Bedtime Stories: Edible Wild Mushrooms of Illinois & Surrounding States

It isn't often that a field guide to wild edible plants is readable for pure entertainment value, but such is the case with Edible Wild Mushrooms of Illinois & Surrounding States, by Joe McFarland and Gregory M. Mueller. I was not at all interested in reading this book that Bad Assed Husband (BAH) has been toting around lately while gazing at the ground, until he started reading aloud from it for Little Z's bedtime story. Little Z and I were both riveted, on the edge of our seats, as BAH read us the passage describing the experience of eating a Wood Ear mushroom,

"The Wood Ear rehydrates just fine and becomes a perfectly edible mushroom you can share with dinner guests while serving Asian dishes. 'Interesting texture' is how generous people describe the Wood Ear, before taking a drink...

"The flavor of Auricularia auricula-judae is not foul, nor is it good. We'd like to describe the flavor properly but it really has no flavor, as far as we can tell. Perhaps meditation will provide answers, or eliminate the question altogether."

Then, lest you should think that wild mushrooms don't taste good, BAH read a bit for us about the Lion's Mane, page 59,

"It [Lion's Mane] has a surprisingly mild, totally inoffensive tendency to actually taste a bit like crab or lobster meat, mild and sweetly tender, which is a culinary description rarely assigned to mushrooms. Hericium erinaceus, therefore, is a good example of why people should try a few different species of mushrooms in their life before deciding they don't like mushrooms. It's like being opposed to music based on a specific hatred of the zither."

The photographs are wonderful, too. And, if you happen to live anywhere near Illinois, you could even use this book to find some wild edibles. Or, read it to a child at bedtime. Edible Wild Mushrooms of Illinois & Surrounding States has multiple uses. Highly recommended.


  1. Chanterelle mushrooms are wonderful. The only mushroom I trust myself to safely pick and eat; unfortunately they're so valuable it's virtually impossible to find them. They love to associate with Canyon Oaks, growing under the leafy canopy in the moist leaf mold there...and often where a lot of poison oak grows as well, so wearing appropriate clothing is important.

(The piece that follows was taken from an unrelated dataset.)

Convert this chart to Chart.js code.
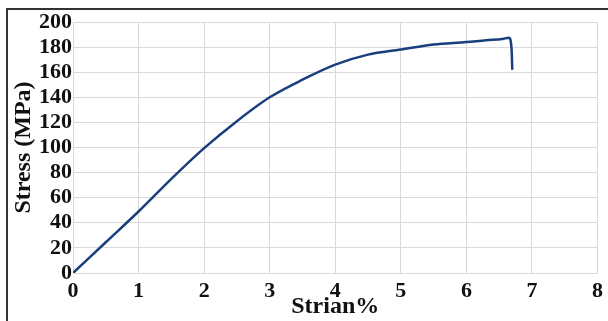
<!DOCTYPE html>
<html>
<head>
<meta charset="utf-8">
<script src="https://cdn.jsdelivr.net/npm/chart.js@4/dist/chart.umd.min.js"></script>
<style>
    html, body { margin: 0; padding: 0; background: #fff; overflow: hidden; }
    #wrap { position: relative; width: 608px; height: 321px; }
    #frame {
        position: absolute; left: 6px; top: 8px; width: 700px; height: 400px;
        border: 2px solid #333; pointer-events: none;
    }
</style>
</head>
<body>
<div id="wrap">
    <canvas id="stress_chart" width="608" height="321"></canvas>
    <div id="frame"></div>
</div>
<script>
// strain (%) vs stress (MPa)
const strain = [0, 0.5, 1, 1.5, 2, 2.5, 3, 3.5, 4, 4.5, 5, 5.5, 6, 6.3, 6.55, 6.65, 6.69, 6.7];
const stress = [0, 24.5, 49, 75, 99.5, 121, 140, 154, 166, 174, 178, 182, 184, 185.5, 186.5, 187.5, 178, 162];

const xTicks = [0, 1, 2, 3, 4, 5, 6, 7, 8];
const yTicks = [0, 20, 40, 60, 80, 100, 120, 140, 160, 180, 200];

const serif = '"Liberation Serif", "DejaVu Serif", serif';
const gridColor = '#d9d9d9';

const points = strain.map((s, i) => ({ x: s, y: stress[i] }));

new Chart(document.querySelector('#stress_chart'), {
    type: 'line',
    data: {
        datasets: [
            {
                label: 'Stress',
                data: points,
                borderColor: '#1a3f7c',
                borderWidth: 2.5,
                pointRadius: 0,
                cubicInterpolationMode: 'monotone',
                fill: false
            }
        ]
    },
    options: {
        responsive: false,
        animation: false,
        layout: {
            padding: { top: 22, right: 9, left: 0, bottom: 0 }
        },
        plugins: {
            legend: { display: false },
            tooltip: { enabled: false }
        },
        scales: {
            x: {
                type: 'linear',
                min: 0,
                max: 8,
                afterBuildTicks: (axis) => { axis.ticks = xTicks.map(v => ({ value: v })); },
                afterFit: (axis) => { axis.height = 48; },
                grid: { color: gridColor, drawTicks: false },
                border: { color: gridColor },
                ticks: {
                    autoSkip: false,
                    maxRotation: 0,
                    padding: 5,
                    color: '#111',
                    font: { family: serif, size: 22, weight: 'bold' }
                },
                title: {
                    display: true,
                    text: 'Strian%',
                    color: '#111',
                    padding: { top: 0, bottom: 0 },
                    font: { family: serif, size: 24, weight: 'bold' }
                }
            },
            y: {
                min: 0,
                max: 200,
                afterBuildTicks: (axis) => { axis.ticks = yTicks.map(v => ({ value: v })); },
                afterFit: (axis) => { axis.width = 73; },
                grid: { color: gridColor, drawTicks: false },
                border: { color: gridColor },
                ticks: {
                    autoSkip: false,
                    padding: 1,
                    color: '#111',
                    font: { family: serif, size: 22, weight: 'bold' }
                },
                title: {
                    display: true,
                    text: 'Stress (MPa)',
                    color: '#111',
                    padding: { top: 9, bottom: 0 },
                    font: { family: serif, size: 24, weight: 'bold' }
                }
            }
        }
    }
});
</script>
</body>
</html>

  2. I've never had a Chanterelle! We have noticed that all of the best mushrooms grow under Oak trees, so we have located all of the surrounding Oak trees, and we are now waiting for rain. I love Oak trees. There's one I have to take a picture of for this blog. It is so incredibly old. There is this old, old fence pressed tightly up against it. It must be the fence someone put up to protect it from deer when they planted it a hundred years ago.